Susan Yark with Bartow History Museum explained the intent of the two-day camp was to help children see how youth in pioneer days created their own toys and games. The camp also involved some modern aspects for participants.
“We learned that kids in the past played with sticks, so we painted a base coat on [sticks] and put decorations and yarn wigs on them and, of course, the googly eyes,” Yark said.
Other activities included weaving, candle dipping and a tour of the museum.
“[It’s important] to recognize the difference of what happens now and what happened in the past,” Yark said. “And the chores they had to do, like candlemaking — it’s fun for us, but [pioneers] had to do it once a year for the whole year’s lighting of their cabin.”
Camp participants also played games, such as the Cherokee bean dice game and a Cherokee game called “firekeeper.”
“[Firekeeper] uses craft sticks that are painted to look like fire. We take a bandanna hankerchief and put it around the eyes as a blindfold for the firekeeper,” Yark said. “The other children try to steal a stick one at a time and the Cherokee children learned how to be quiet when they were hunting.”
While the camp taught from the past, a modern craft — the Styrofoam and yarn octopus — was the crowd favorite for Tuesday, which included children ages 7 to 11. Monday’s camp was geared toward children ages 4 to 6.
“We’ve been making arts and crafts, weaving, and we’ve made candles and stuff like that. It’s been a lot of fun,” Euharlee Elementary School third-grader Dylan Hankins said.

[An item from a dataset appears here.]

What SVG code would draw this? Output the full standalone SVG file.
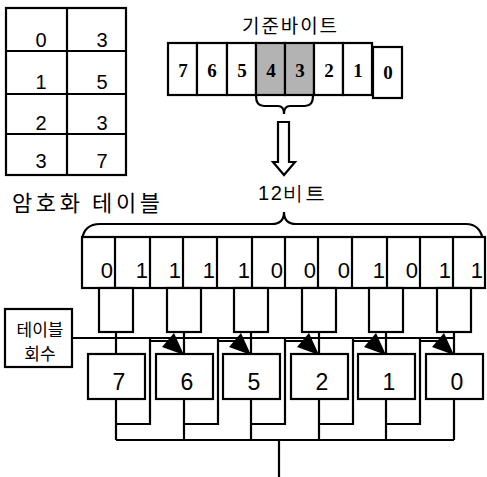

Both Hankins and fellow camp participant Cody Stewart, a fourth-grader at Taylorsville Elementary School, said they enjoyed crafting the Styrofoam and yarn octopus as well as playing and exploring in the museum’s history nook.
Program volunteers and staff said one of the less popular activities was weaving, leaving some children frustrated with the difficult nature of the activity and unable to complete their project before the end of camp. However, that wasn’t the case for Caroline Lanier, a third-grader at TES.
“Weaving was hard ... but that was my favorite part,” Lanier said. “I finished everything.”